UPARSE-OTU algorithm

Introduction
The UPARSE-OTU algorithm constructs a set of OTU representative sequences from NGS amplicon reads. It is implemented in the cluster_otus command. Reads should be pre-processed to overlap paired reads (if appropriate), strip barcodes, perform quality filtering and global trimming. Post-processing is needed to map reads to OTUs and construct a OTU table. See UPARSE pipeline for detailed discussion of practical issues. This page describes the OTU clustering algorithm itself. Assigning reads to OTUs is a separate task which is not addressed by UPARSE-OTU. See otutab command and defining OTUs for more details.

Input sequences
Input to UPARSE-OTU is a set of sequences. Each sequence is marked with an integer value indicating its abundance. In practice, the abundance is usually the number of reads having a given unique sequence, but it could also be the predicted abundance of an amplicon after a denoising step.

Clustering criteria
The goal of UPARSE-OTU is to identify a set of OTU representative sequences (a subset of the input sequences) satisfying the following criteria.

1. All pairs of OTU sequences should have <97% pair-wise sequence identity.

2. An OTU sequence should be the most abundant within a 97% neighborhood.

3. Chimeric sequences should be discarded.

4. All non-chimeric input sequences should match at least one OTU with >= 97% identity.

Greedy clustering
UPARSE-OTU uses a greedy algorithm to find a biologically relevant solution, as follows.
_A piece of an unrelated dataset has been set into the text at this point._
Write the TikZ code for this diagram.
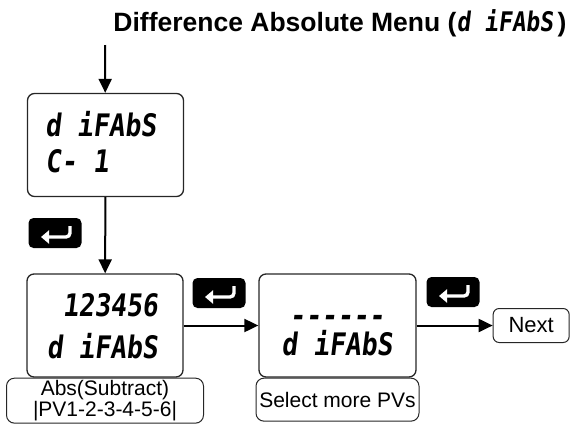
\documentclass[tikz,border=0pt]{standalone}
\usepackage{fontspec}
\setmainfont{Liberation Sans}
\newfontfamily\lcdfont[FakeSlant=0.12,FakeStretch=0.85]{DejaVu Sans Mono Bold}
\usetikzlibrary{arrows.meta,positioning}

\tikzset{
  lcdbox/.style={draw=black!85,line width=1.3pt,rounded corners=7pt,minimum width=156pt,minimum height=103pt,inner sep=0pt},
  sublabel/.style={draw=black!85,line width=1pt,rounded corners=8pt,align=center,inner sep=0pt,font=\fontsize{21}{18}\selectfont},
  lcdtext/.style={font=\lcdfont\fontsize{31}{31}\selectfont,inner sep=0pt},
  enterkey/.style={fill=black,rounded corners=5pt,minimum width=53pt,minimum height=30pt,inner sep=0pt,
    path picture={\draw[white,line width=3.4pt,rounded corners=4pt,-{Triangle[length=8pt,width=13pt]}]
      ([shift={(15pt,7pt)}]path picture bounding box.center) -- ([shift={(15pt,-4pt)}]path picture bounding box.center)
      -- ([shift={(-14pt,-4pt)}]path picture bounding box.center);}},
  flow/.style={line width=2pt,-{Triangle[length=14pt,width=13pt]}}
}

\begin{document}
\begin{tikzpicture}[x=1pt,y=-1pt]
  \useasboundingbox (0,0) rectangle (570,424);
  \node[font=\bfseries\fontsize{26.5}{28}\selectfont] (title) at (340,23)
    {Difference Absolute Menu ({\lcdfont\fontsize{27}{27}\selectfont d iFAbS}\,)};
  \coordinate (entry) at (105,45);

  % displays
  \node[lcdbox] (dfa) at (105.5,145) {};
  \node[lcdtext,anchor=west] (dfa1) at (45,124) {d iFAbS};
  \node[lcdtext,anchor=west] (dfa2) at (45,161) {C- 1};

  \node[lcdbox] (val) at (105,325.5) {};
  \node[lcdtext,anchor=east] (val1) at (158,305) {123456};
  \node[lcdtext,anchor=east] (val2) at (158,346) {d iFAbS};
  \node[sublabel,minimum width=197pt,minimum height=45pt,below=0pt of val] (vallbl)
    {Abs(Subtract)\\|PV1-2-3-4-5-6|};

  \node[lcdbox,minimum width=157pt] (more) at (337.5,325.5) {};
  \node[lcdtext] (more1) at (337,321) {------};
  \node[lcdtext] (more2) at (337,343) {d iFAbS};
  \node[sublabel,minimum width=163pt,minimum height=43pt,below=0pt of more] (morelbl)
    {Select more PVs};

  \node[sublabel,rounded corners=6pt,minimum width=76pt,minimum height=34pt,font=\fontsize{22}{22}\selectfont,
    right=76pt of more] (next) {Next};

  % enter keys
  \node[enterkey] (key1) at (55,233) {};
  \node[enterkey] (key2) at (219,293) {};
  \node[enterkey] (key3) at (453,292) {};

  \draw[flow] (entry) -- (dfa);
  \draw[flow] (dfa) -- (val);
  \draw[flow] (val) -- (more);
  \draw[flow] (more) -- (next);
\end{tikzpicture}
\end{document}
Since high-abundance reads are more likely to be correct amplicon sequences, and hence are more likely to be true biological sequences, UPARSE-OTU considers input sequences in order of decreasing abundance. This means that OTU centroids tend to be selected from the more abundant reads, and hence are more likely to be correct biological sequences.

Each input sequence is compared to the current OTU database, and an maximum parsimony model of the sequence is found using UPARSE-REF (figure below). There are three cases. (a) The UPARSE-REF model is >= 97% identical to an existing OTU, (b) the model is chimeric, or (c) the model is <97% identical to any existing OTU. In case (a), the input sequence becomes a member of the OTU. In case (b), the input sequence is discarded. In case (c), the input sequence is added to the database and becomes the representative sequence (centroid) of a new OTU.

Reference
Edgar, R.C. (2013) UPARSE: Highly accurate OTU sequences from microbial amplicon reads, Nature Methods [Pubmed:23955772, dx.doi.org/10.1038/nmeth.2604].